Ok, so the exam was challenging, and my study strategy didn't pan out the way I'd hoped. But those things paled in comparison to the stressful conditions under which students in Cambridge are expected to take exams. During my first exam, one poor guy fainted and fell out of his chair. The proctor had to stop the exam while he called an ambulance to take the kid away. During the thirty minutes when the exam was "stopped" (i.e. we weren't allowed to write anything or look through the questions), we all had to sit there quietly, wondering what happened to this poor guy, and try not to let the incident rattle our nerves. Easier said than done.
But, fortunately for us (and I say this with utmost facetiousness), the proctor informed us just before he re-started the exam that he had assessed the situation and found it appropriate to award us all an extra five minutes of time to spend on the exam, due to the fact that the incident had probably interrupted our flow of thought. Wow, how kind. Just leaves me wondering whether we would have gotten ten minutes if there had been blood involved?
The second exam went considerably better. I felt very confident about my answers to four of the questions, and even though my answer to the fifth one was sketchy at best, I at least thought the test was a fair sample of the main concepts we had covered. Also, no one keeled over in the middle of it, which was a definite plus.
So what makes Cambridge exams so stressful, you ask? Several things, and here are a few that I can think of off the top of my head.

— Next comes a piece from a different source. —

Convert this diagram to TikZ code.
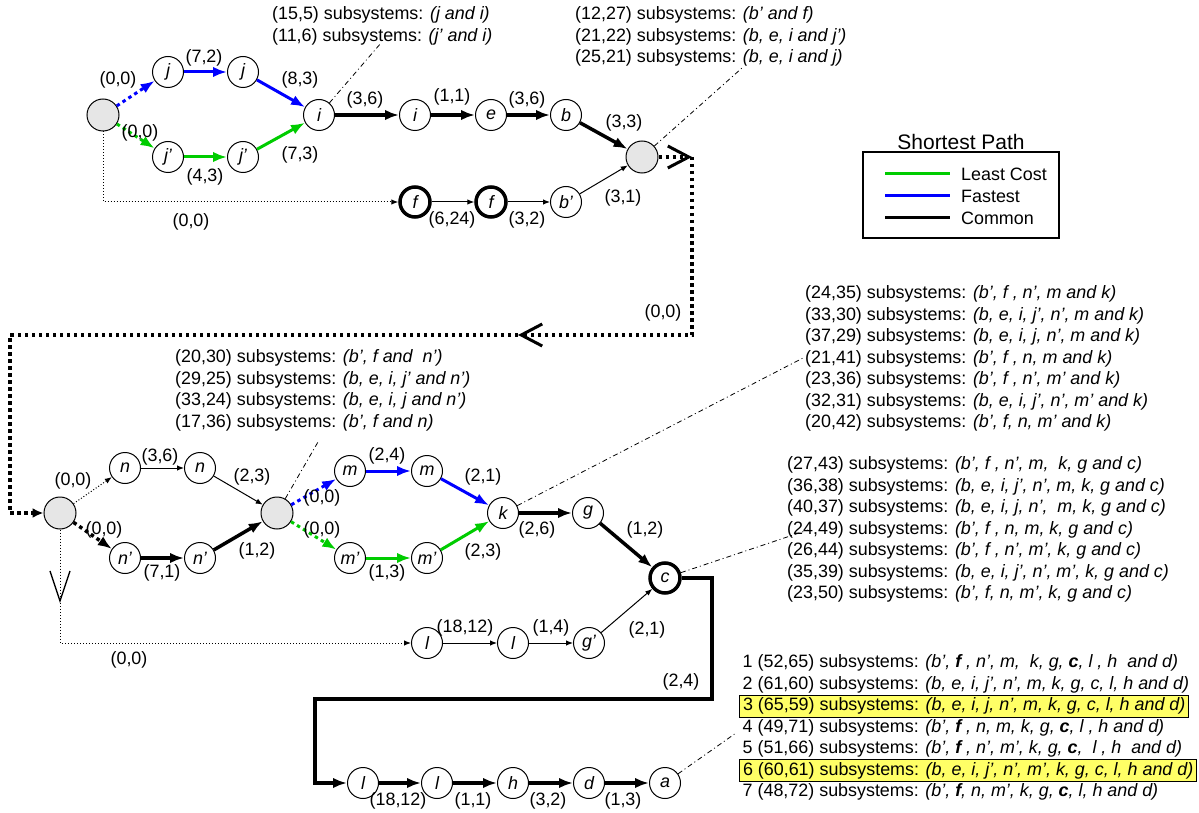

- There are no exams all year until the end, when they are all piled on at once. One term's worth of material is assessed in an hour and a half, and there's no real way to determine which topics will show up on the exam. This makes studying feel a little bit like playing Russian roulette.
- The atmosphere in the exam hall is very tense. Everyone waits anxiously outside the exam hall for a while before being allowed in. Feels a bit like cattle being herded into the slaughterhouse. You take exams in a big exam hall where you are assigned a desk and have to leave all your belongings outside.
- There is no trust. You have to bring and display your ID card next to your desk tag to prove that you're the one who's supposed to be taking the exam. Gown-clad proctors literally walk up and down the aisles looking over your shoulder for the entire duration of the exam. If you need to use the bathroom, you have to raise your hand and be escorted there and back by a proctor. After the exam is over, you are not allowed to take any scrap work with you, and you have to have your desk and paper "checked" by a proctor before you can leave the room.
- Students are in direct competition with one another for good grades. This is sort of true everywhere, but here it seems to be taken to the extreme. There are no grading scales (i.e. 90% = A, 80% = B, etc), and all the exams are scaled at the end to give a certain percentage of firsts, two-ones, two-twos, and thirds (the various degree classifications here). So, even if you did very well on an exam, you could end up with a third if all your classmates did just slightly better than you. There is also no transparency in this scaling process, and (I may be wrong about this), I don't think students ever get to see their exams after they've been marked.
I realize that exams are probably similar to this in many many places, and that Rice is extremely special in allowing students to have such freedom in their exams, but it was still a bit of a shock to me how formal the whole process is. I was discussing Rice's Honor System with a classmate on the way back from my second exam, and his comment was, "Doesn't everyone just cheat?" Yes, some people do, and sitting on the Honor Council let me see the cases of the unfortunate ones who got caught. But on the whole, I truly think the system is very well respected and that the percentage of students who cheat is small.
This got me thinking a lot about whether or not an Honor System would work in Cambridge. And my conclusion is that because of the way degrees are classed (i.e. putting students in direct competition with one another for grades) and the way that exams are all administered within a short timeframe, an Honor System could fail miserably here. I don't believe that Cambridge students are any less honorable than Rice students, but I do sense that there would be a feeling of "well everyone else is probably cheating while taking their exams at home, so I'd better cheat too, just to keep up with the competition."
Maybe I'm totally wrong about it all; it's mostly speculation, and I suppose there's no way to know for sure. But what I do know with absolute certainty is that I have a new-found appreciation for Honor Systems like the one at Rice. After all, it is really nice just to trust and be trusted in return.
-lmc
[edit 23 May 2009]: A friend of mine who was on the CD Broad exchange from Trinity to Rice a few years ago has pointed out a few corrections I'd like to note here. There is a fixed system that sets percentages for getting a first, two-one, two-two, and third degree, although the scaling process is still a bit of a mystery to me. Also the number of people getting each type of degree classification can vary from year to year depending on the quality of work submitted, so I guess it's less of a direct competition between students than I had first assumed. In any case, it's certainly true that the exam system here is much different from the one at Rice, and each system has its own benefits. There's a reason why a Cambridge degree means so much, and I'm sure part of it has to do with the grueling exams that students have to take.